Meier thinks that free-to-play gets a bad rap as well, because PC gamers for a long time associated "free" with "demo". "There is a lot of suspicion attached to the free-to-play label. The way that we look at it is on PC for a long time we had the demo and purchase model where you can download a demo for free and play it for a certain amount of time or to a certain point and get a feel for whether you like the game or not. Then if you like it you'll go ahead and purchase the full game," he noted.
He then admitted, "Building monetization into your game design is not a totally comfortable thing; we really don't want to get into a situation where the two are in conflict, where to make my game more fun I would do this and to make my game earn more money I have to do this. I'm looking for places where those two are in agreement."
Meier is not abandoning PC gamers, he insists. Instead, he's trying to attract the core audience to mobile platforms while Firaxis continues to serve the PC gamer.
"It really depends on the idea that I'm excited about and where I can bring it to life most effectively. I could see myself doing a PC game next or a mobile game or console game; it's really not platform driven. It's more idea driven and where that's going to work best. As a company, Firaxis is committed to PC - that's been our bread-and-butter and where a lot of our audience is - but we're interested in console and we're interested in iOS. As our players evolve and move and embrace new technologies, we're going to meet them there. So to me, it's not platform driven, but it's about how a game comes to life most effectively," he stated.

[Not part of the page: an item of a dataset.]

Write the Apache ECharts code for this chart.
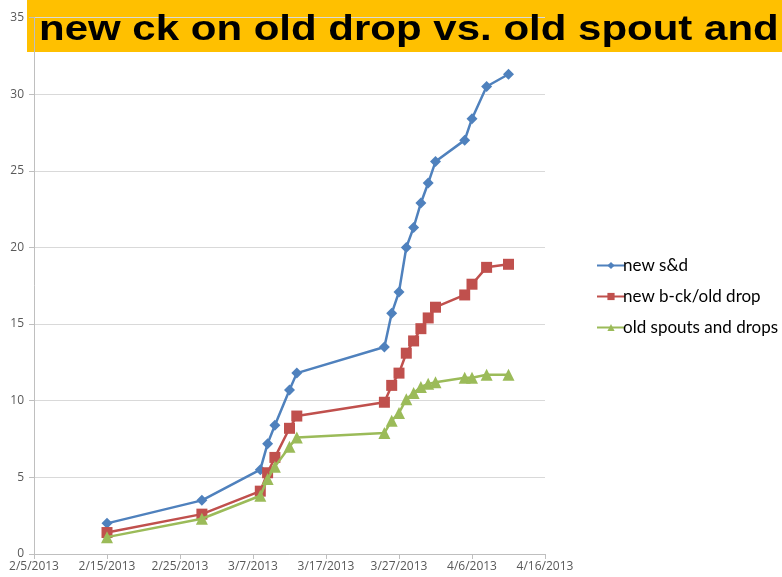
<!DOCTYPE html>
<html>
<head>
<meta charset="utf-8">
<script src="https://cdn.jsdelivr.net/npm/echarts@6/dist/echarts.min.js"></script>
<style>html,body{margin:0;padding:0;background:#fff}#c{width:782px;height:577px}</style>
</head>
<body>
<div id="c"></div>
<script>
var titleText = "new ck on old drop vs. old spout and";
var dates = ["2013-02-15","2013-02-28","2013-03-08","2013-03-09","2013-03-10","2013-03-12","2013-03-13","2013-03-25","2013-03-26","2013-03-27","2013-03-28","2013-03-29","2013-03-30","2013-03-31","2013-04-01","2013-04-05","2013-04-06","2013-04-08","2013-04-11"];
var seriesNames = ["new s&d","new b-ck/old drop","old spouts and drops"];
var newSD = [2.0,3.5,5.5,7.2,8.4,10.7,11.8,13.5,15.7,17.1,20.0,21.3,22.9,24.2,25.6,27.0,28.4,30.5,31.3];
var newBck = [1.4,2.6,4.1,5.3,6.3,8.2,9.0,9.9,11.0,11.8,13.1,13.9,14.7,15.4,16.1,16.9,17.6,18.7,18.9];
var oldSpouts = [1.1,2.3,3.8,4.9,5.7,7.0,7.6,7.9,8.7,9.2,10.1,10.5,10.9,11.1,11.2,11.5,11.5,11.7,11.7];
var xMinDate = "2013-02-05", xMaxDate = "2013-04-16";
var yMin = 0, yMax = 35, yStep = 5, xStepDays = 10;

function serial(s){var p=s.split('-');return (Date.UTC(+p[0],+p[1]-1,+p[2])-Date.UTC(1899,11,30))/86400000;}
function fmt(v){var d=new Date(Date.UTC(1899,11,30)+v*86400000);return (d.getUTCMonth()+1)+'/'+d.getUTCDate()+'/'+d.getUTCFullYear();}
function pts(arr){return dates.map(function(d,i){return [serial(d),arr[i]];});}

var colors = ['#4F81BD','#C0504D','#9BBB59'];
var symbols = ['diamond','rect','triangle'];
var sizes = [11,11,12];
var vals = [newSD,newBck,oldSpouts];

var chart = echarts.init(document.getElementById('c'));
chart.setOption({
  animation:false,
  color:colors,
  graphic:[
    {type:'rect',shape:{x:27,y:0,width:760,height:52},style:{fill:'#FFC000'},z:0},
    {type:'text',x:39,y:30,scaleX:1.2,scaleY:1,style:{text:titleText,fill:'#000',font:'bold 35px "Liberation Sans", Arial, sans-serif',textVerticalAlign:'middle'},z:1}
  ],
  grid:{left:34,right:237,top:17.5,bottom:23,containLabel:false},
  legend:{
    orient:'vertical',left:591,top:252,itemWidth:28,itemHeight:9,itemGap:14,
    textStyle:{fontFamily:'Lato, sans-serif',fontSize:17,color:'#000',padding:[0,0,0,-7]},
    data:seriesNames
  },
  xAxis:{
    type:'value',min:serial(xMinDate),max:serial(xMaxDate),interval:xStepDays,
    axisLine:{lineStyle:{color:'#BFBFBF',width:1}},
    axisTick:{show:true,length:5,lineStyle:{color:'#BFBFBF'}},
    splitLine:{show:false},
    axisLabel:{formatter:fmt,color:'#595959',fontSize:12,fontFamily:'"Open Sans", sans-serif',margin:7,showMaxLabel:true,showMinLabel:true}
  },
  yAxis:{
    type:'value',min:yMin,max:yMax,interval:yStep,
    axisLine:{show:true,lineStyle:{color:'#BFBFBF',width:1}},
    axisTick:{show:true,length:5,lineStyle:{color:'#BFBFBF'}},
    splitLine:{show:true,lineStyle:{color:'#D9D9D9',width:1}},
    axisLabel:{color:'#595959',fontSize:12,fontFamily:'"Open Sans", sans-serif',margin:10}
  },
  series:seriesNames.map(function(n,i){
    return {name:n,type:'line',data:pts(vals[i]),symbol:symbols[i],symbolSize:sizes[i],
      lineStyle:{width:2.5,color:colors[i]},itemStyle:{color:colors[i]},z:3+i};
  })
});
</script>
</body>
</html>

Don't count on Kickstarter being in Meier's future, however, because it lacks flexibility. "You've got to convince people to support it and create trailers or whatever it takes to get the support. I think you kind of lock yourself into a lot of ideas early," he described, "I really enjoy the luxury of changing my design and evolving over time. I'd be a little concerned with Kickstarter if I committed to X, Y and Z and I found out down the road that Z didn't work very well, I kind of promised to do this. I think it's great for people who want that indie environment, but there are advantages and disadvantages to each situation."